Por José Luis Restán
La circunstancia inédita que atraviesa el mundo nos está obligando a buscar nuevas formas de expresión social, tanto para el afecto como para la protesta. Es difícil saber hasta qué punto estas formas adquirirán carta de naturaleza en el futuro. De la experiencia de esta pandemia van a derivarse cambios en todos los órdenes, aunque tampoco conviene dejarse llevar por visiones apocalípticas.
Una de las lecciones que deberíamos extraer es el valor profundo de nuestra vida comunitaria. Sólo descubrimos nuestra identidad en relación con los otros. Necesitamos sus rostros y sus palabras, necesitamos su ayuda y su afecto, incluso la contradicción que puede suponer el hecho de que son siempre “diferentes”. Más aún, estos días se desvela con claridad que la vida está hecha para darla, para servir a algo más grande que nuestros pequeños intereses y estrechos proyectos, por legítimos que sean.
Las precauciones frente a la pandemia pueden imponernos durante un tiempo nuevos hábitos, seguramente necesarios, pero no suprimirán la nostalgia de un encuentro cara a cara, corazón a corazón.
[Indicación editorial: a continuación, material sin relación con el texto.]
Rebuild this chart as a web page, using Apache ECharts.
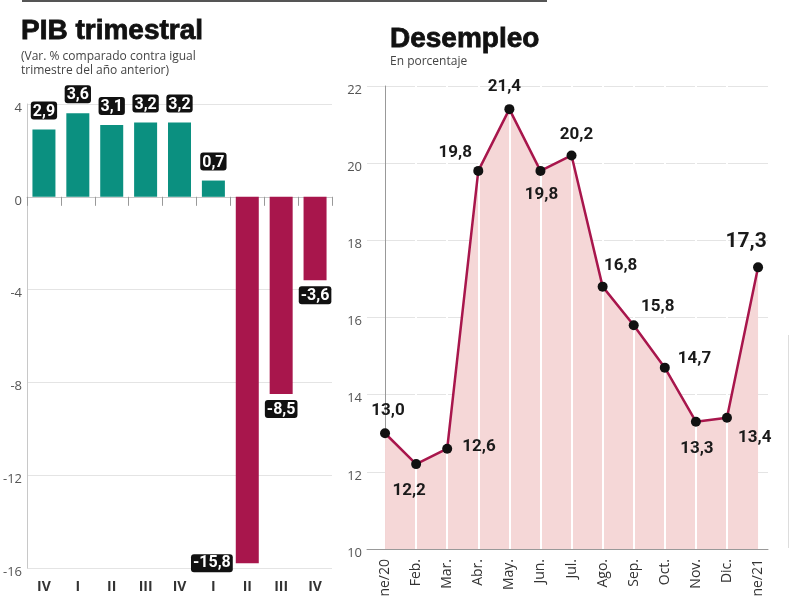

Las plataformas digitales nos ayudan estos días, bienvenidas sean, pero no pueden sustituir el calor del acuerdo ni la pasión de la discusión. De esta pandemia deben emerger como gigantes el valor único de la persona singular y la riqueza inestimable de la compañía humana, de la familia, de la comunidad, de la nación. Ojalá que este dolor no sea inútil y a través de sus zozobras salgamos más verdaderamente libres, con una razón más abierta y un afecto más disponible a una obra común.
Un filósofo agnóstico, Jürgen Habermas, ha dicho que la reconstrucción debe partir del núcleo universalista de la ética cristiana del amor. No es mero atrevimiento, ni evasión, colocar esta palabra en el centro de nuestra mirada hacia el futuro. Por el contrario, ninguna tiene su potencia regeneradora y constructiva.